Dataset records:
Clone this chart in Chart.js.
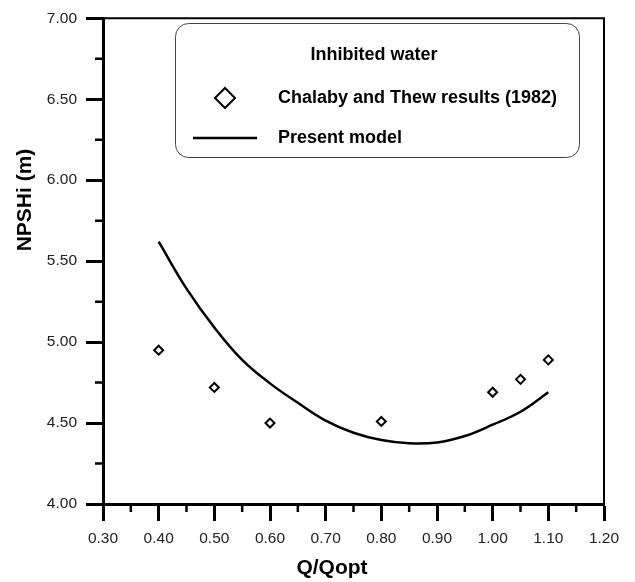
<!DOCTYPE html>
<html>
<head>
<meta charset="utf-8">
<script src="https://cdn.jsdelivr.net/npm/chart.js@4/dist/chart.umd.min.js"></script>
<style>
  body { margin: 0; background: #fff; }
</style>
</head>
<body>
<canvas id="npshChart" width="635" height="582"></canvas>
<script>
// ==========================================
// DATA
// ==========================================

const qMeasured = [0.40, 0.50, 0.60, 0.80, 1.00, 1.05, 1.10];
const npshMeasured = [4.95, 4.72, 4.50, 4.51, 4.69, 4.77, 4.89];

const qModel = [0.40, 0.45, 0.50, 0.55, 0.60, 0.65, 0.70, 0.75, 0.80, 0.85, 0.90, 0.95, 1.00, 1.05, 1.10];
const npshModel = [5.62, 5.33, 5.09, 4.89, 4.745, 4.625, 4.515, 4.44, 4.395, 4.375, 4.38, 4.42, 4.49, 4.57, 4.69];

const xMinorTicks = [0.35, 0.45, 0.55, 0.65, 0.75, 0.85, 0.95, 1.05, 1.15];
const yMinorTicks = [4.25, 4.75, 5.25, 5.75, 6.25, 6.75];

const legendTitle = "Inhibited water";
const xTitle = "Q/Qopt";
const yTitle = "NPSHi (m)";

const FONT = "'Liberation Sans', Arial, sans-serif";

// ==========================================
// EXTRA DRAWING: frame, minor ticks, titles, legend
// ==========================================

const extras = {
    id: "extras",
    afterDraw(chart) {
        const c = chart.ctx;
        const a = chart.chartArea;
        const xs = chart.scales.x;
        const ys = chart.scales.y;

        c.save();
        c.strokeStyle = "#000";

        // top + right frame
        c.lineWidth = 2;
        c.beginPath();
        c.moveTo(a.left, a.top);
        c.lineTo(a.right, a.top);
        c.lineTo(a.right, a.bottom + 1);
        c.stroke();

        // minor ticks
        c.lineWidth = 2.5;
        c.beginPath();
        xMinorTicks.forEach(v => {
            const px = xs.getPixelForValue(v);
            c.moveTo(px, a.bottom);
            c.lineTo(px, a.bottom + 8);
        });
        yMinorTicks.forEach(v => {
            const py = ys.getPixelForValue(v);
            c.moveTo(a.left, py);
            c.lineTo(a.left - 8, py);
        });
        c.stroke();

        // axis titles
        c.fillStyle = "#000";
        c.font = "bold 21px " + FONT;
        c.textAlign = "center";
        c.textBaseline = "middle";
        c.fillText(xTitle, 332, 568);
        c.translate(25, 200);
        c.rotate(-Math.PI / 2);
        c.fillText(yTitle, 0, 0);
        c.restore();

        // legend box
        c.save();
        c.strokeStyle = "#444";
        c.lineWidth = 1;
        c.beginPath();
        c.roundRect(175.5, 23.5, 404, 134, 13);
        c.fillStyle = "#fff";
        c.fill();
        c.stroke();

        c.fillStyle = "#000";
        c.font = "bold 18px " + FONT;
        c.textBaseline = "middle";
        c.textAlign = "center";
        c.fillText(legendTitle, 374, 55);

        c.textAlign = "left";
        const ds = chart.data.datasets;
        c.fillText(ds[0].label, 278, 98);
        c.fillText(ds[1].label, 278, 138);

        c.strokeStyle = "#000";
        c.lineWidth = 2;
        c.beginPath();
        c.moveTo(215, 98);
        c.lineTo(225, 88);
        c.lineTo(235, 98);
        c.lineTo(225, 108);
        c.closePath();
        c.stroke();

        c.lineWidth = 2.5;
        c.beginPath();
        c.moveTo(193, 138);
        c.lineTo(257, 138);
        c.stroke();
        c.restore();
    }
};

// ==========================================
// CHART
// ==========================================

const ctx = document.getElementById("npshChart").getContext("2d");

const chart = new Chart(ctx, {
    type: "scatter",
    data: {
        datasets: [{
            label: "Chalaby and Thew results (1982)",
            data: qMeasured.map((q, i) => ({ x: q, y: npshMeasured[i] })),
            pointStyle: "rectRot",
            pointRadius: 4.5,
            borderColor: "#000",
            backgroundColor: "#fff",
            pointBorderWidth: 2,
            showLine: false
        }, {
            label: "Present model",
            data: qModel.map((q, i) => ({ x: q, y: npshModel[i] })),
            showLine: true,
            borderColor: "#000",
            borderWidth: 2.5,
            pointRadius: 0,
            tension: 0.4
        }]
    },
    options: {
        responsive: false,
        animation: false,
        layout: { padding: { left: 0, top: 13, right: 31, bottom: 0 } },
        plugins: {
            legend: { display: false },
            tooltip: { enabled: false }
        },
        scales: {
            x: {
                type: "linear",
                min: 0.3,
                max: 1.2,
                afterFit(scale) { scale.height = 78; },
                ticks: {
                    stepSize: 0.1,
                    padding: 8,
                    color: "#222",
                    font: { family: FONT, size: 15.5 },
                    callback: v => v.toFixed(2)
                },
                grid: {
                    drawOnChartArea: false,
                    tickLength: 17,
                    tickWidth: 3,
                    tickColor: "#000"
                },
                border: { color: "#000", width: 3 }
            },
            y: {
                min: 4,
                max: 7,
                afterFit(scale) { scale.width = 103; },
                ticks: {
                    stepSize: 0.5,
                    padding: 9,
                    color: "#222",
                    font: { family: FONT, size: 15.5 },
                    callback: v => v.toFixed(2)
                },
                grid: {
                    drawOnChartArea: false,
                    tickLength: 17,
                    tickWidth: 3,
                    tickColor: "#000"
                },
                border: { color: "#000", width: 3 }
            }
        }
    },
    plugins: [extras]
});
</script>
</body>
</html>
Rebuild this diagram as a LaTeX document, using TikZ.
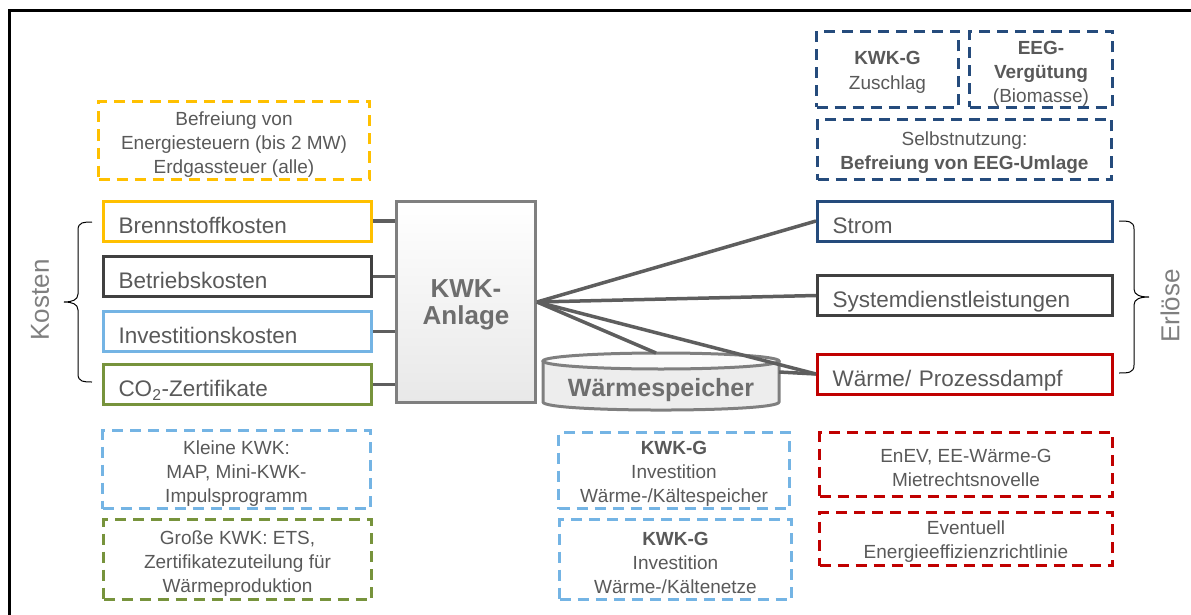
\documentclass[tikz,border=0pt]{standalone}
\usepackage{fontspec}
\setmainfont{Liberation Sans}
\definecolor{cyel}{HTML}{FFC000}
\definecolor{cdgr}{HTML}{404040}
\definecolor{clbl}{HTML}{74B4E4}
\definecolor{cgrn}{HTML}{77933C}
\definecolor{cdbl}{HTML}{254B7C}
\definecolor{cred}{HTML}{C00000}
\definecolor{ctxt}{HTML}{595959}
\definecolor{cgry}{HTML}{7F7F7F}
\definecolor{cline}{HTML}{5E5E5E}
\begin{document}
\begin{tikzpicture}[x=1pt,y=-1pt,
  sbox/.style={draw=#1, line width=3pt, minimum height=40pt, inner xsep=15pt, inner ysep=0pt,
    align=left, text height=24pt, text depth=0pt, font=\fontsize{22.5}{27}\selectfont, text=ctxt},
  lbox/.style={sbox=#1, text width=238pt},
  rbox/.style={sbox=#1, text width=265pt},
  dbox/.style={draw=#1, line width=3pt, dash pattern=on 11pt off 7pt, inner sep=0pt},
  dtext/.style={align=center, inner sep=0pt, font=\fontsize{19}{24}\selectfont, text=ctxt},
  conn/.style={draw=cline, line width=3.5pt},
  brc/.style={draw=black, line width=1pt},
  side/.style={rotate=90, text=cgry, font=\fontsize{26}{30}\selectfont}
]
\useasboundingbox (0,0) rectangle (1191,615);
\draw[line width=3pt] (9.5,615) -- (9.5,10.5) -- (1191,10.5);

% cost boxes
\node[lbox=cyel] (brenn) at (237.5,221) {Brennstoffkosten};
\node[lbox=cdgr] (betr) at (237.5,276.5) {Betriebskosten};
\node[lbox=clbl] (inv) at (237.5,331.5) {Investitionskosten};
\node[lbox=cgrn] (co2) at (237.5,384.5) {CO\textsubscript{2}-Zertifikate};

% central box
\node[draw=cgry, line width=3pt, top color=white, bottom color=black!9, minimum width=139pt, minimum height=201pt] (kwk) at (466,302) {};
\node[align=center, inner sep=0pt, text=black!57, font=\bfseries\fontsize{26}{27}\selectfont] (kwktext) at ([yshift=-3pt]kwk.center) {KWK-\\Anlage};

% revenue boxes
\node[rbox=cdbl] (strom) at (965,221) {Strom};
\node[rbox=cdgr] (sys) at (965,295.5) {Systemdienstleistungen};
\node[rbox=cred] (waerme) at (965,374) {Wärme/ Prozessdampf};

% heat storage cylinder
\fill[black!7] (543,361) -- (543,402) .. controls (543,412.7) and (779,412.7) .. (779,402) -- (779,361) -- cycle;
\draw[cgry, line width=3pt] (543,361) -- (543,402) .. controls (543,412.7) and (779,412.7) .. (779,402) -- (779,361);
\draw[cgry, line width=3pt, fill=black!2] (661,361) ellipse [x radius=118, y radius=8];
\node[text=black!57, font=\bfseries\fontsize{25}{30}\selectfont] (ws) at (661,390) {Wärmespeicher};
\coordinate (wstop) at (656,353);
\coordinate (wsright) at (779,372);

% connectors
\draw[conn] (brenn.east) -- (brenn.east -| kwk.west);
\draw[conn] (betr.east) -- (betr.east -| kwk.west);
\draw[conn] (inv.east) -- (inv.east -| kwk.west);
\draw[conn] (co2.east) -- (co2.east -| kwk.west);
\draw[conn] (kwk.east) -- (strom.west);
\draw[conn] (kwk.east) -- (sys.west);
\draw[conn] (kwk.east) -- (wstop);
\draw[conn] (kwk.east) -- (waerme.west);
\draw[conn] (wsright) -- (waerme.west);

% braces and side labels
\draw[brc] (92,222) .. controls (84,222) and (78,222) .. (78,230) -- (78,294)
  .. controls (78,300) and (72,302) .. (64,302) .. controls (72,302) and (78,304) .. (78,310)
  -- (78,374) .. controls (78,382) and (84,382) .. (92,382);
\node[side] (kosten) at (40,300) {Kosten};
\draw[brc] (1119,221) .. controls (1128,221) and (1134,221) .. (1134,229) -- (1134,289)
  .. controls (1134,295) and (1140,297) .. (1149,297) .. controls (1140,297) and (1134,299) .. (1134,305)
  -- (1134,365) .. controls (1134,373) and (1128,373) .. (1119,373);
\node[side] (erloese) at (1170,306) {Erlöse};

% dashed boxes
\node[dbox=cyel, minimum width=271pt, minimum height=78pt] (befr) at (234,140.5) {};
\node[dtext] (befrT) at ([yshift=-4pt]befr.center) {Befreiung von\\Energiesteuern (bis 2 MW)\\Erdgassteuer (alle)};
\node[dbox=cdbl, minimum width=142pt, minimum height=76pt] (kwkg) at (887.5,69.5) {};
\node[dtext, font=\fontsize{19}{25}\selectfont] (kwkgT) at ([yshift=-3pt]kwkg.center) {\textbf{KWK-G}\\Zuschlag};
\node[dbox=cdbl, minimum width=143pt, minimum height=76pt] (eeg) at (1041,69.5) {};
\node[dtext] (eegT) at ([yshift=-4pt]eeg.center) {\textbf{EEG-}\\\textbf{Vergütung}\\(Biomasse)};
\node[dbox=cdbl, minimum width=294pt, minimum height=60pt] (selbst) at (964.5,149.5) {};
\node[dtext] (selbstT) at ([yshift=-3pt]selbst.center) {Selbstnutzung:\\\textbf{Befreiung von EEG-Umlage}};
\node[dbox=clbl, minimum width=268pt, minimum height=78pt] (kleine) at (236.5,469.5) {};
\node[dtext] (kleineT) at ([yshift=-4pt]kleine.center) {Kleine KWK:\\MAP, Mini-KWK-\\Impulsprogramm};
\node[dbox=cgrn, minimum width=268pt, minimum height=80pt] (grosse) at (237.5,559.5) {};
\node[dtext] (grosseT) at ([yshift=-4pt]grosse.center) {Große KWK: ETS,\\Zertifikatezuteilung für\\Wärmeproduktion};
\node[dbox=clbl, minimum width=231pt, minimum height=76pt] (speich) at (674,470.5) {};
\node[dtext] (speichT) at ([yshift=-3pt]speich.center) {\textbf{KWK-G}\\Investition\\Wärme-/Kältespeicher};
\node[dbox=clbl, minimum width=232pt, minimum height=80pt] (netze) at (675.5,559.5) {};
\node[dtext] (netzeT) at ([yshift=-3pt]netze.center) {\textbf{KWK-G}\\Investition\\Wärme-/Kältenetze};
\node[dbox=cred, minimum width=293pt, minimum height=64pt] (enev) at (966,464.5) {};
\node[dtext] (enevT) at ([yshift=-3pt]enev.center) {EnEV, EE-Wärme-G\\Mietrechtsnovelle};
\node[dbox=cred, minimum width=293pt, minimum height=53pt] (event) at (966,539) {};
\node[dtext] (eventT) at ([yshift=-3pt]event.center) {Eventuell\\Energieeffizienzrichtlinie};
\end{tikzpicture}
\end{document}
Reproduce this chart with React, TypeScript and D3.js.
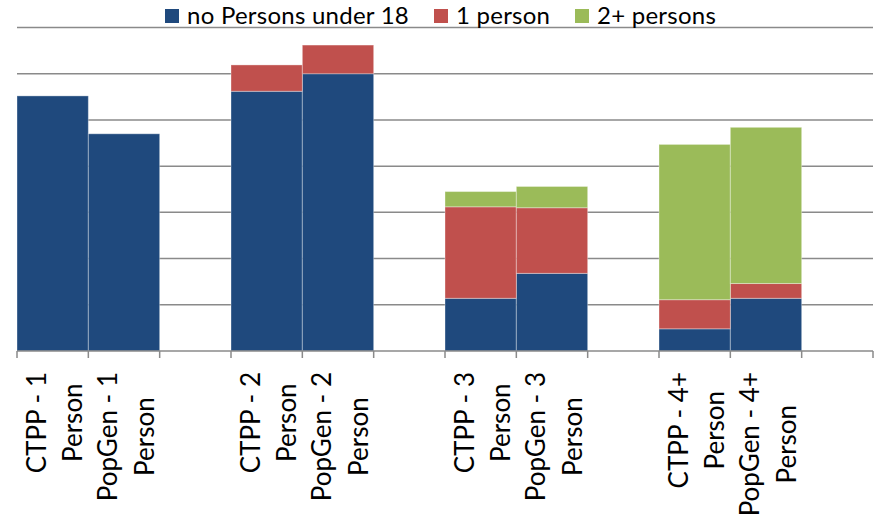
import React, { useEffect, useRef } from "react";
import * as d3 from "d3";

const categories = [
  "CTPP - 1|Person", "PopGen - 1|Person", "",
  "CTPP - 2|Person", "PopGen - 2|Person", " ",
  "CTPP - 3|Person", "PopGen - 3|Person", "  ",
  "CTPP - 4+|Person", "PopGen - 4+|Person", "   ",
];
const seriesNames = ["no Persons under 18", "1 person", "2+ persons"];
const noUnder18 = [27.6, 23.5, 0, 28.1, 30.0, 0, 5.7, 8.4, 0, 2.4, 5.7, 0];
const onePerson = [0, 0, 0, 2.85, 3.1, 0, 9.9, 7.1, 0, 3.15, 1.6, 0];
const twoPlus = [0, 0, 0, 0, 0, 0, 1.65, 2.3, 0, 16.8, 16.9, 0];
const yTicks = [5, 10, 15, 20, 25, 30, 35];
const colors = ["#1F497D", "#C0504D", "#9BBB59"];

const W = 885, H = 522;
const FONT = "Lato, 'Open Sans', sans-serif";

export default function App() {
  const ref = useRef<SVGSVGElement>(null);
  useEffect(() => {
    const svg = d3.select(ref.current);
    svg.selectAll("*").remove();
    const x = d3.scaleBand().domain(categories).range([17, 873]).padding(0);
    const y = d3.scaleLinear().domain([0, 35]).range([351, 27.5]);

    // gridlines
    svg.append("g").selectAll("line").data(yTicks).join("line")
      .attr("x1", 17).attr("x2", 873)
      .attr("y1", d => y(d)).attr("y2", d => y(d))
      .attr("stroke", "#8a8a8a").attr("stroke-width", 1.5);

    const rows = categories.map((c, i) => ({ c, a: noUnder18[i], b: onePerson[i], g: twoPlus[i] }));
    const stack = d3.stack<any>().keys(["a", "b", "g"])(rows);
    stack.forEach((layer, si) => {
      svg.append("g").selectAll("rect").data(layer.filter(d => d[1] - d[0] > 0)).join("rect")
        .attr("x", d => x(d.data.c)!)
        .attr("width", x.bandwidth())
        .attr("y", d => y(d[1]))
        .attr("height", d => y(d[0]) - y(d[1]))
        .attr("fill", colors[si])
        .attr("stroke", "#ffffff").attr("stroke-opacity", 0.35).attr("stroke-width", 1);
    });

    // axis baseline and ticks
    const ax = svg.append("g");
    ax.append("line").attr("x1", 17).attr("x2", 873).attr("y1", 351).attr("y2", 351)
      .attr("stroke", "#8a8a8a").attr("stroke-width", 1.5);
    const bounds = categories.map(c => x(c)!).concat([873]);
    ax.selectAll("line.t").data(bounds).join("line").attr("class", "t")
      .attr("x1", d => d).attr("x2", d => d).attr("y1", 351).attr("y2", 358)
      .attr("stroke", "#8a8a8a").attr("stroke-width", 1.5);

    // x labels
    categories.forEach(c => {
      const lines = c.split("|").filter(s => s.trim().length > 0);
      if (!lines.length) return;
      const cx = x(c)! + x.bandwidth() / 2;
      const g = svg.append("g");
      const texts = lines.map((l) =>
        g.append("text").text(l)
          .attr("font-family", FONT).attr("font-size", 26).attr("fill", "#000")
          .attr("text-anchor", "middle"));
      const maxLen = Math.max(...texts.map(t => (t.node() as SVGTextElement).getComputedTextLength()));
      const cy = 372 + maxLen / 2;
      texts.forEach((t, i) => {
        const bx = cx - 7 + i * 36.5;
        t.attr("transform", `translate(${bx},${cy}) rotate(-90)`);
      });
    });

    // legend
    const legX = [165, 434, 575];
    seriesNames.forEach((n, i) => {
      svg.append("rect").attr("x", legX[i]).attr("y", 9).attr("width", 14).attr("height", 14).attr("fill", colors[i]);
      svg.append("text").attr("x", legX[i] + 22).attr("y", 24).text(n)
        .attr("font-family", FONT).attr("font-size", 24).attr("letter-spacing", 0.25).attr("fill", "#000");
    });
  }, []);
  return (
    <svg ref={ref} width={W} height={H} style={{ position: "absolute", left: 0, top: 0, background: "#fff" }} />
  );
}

## EXERCISE GOAL
Without the pictures, repeat the entries above line by line, from the first through the one that contains "const npshMeasured = [4.95, 4.72, 4.50, 4.51, 4.69, 4.77, 4.89];", both ends included.

## PROBLEM SOLUTION
Clone this chart in Chart.js.
<!DOCTYPE html>
<html>
<head>
<meta charset="utf-8">
<script src="https://cdn.jsdelivr.net/npm/chart.js@4/dist/chart.umd.min.js"></script>
<style>
  body { margin: 0; background: #fff; }
</style>
</head>
<body>
<canvas id="npshChart" width="635" height="582"></canvas>
<script>
// ==========================================
// DATA
// ==========================================

const qMeasured = [0.40, 0.50, 0.60, 0.80, 1.00, 1.05, 1.10];
const npshMeasured = [4.95, 4.72, 4.50, 4.51, 4.69, 4.77, 4.89];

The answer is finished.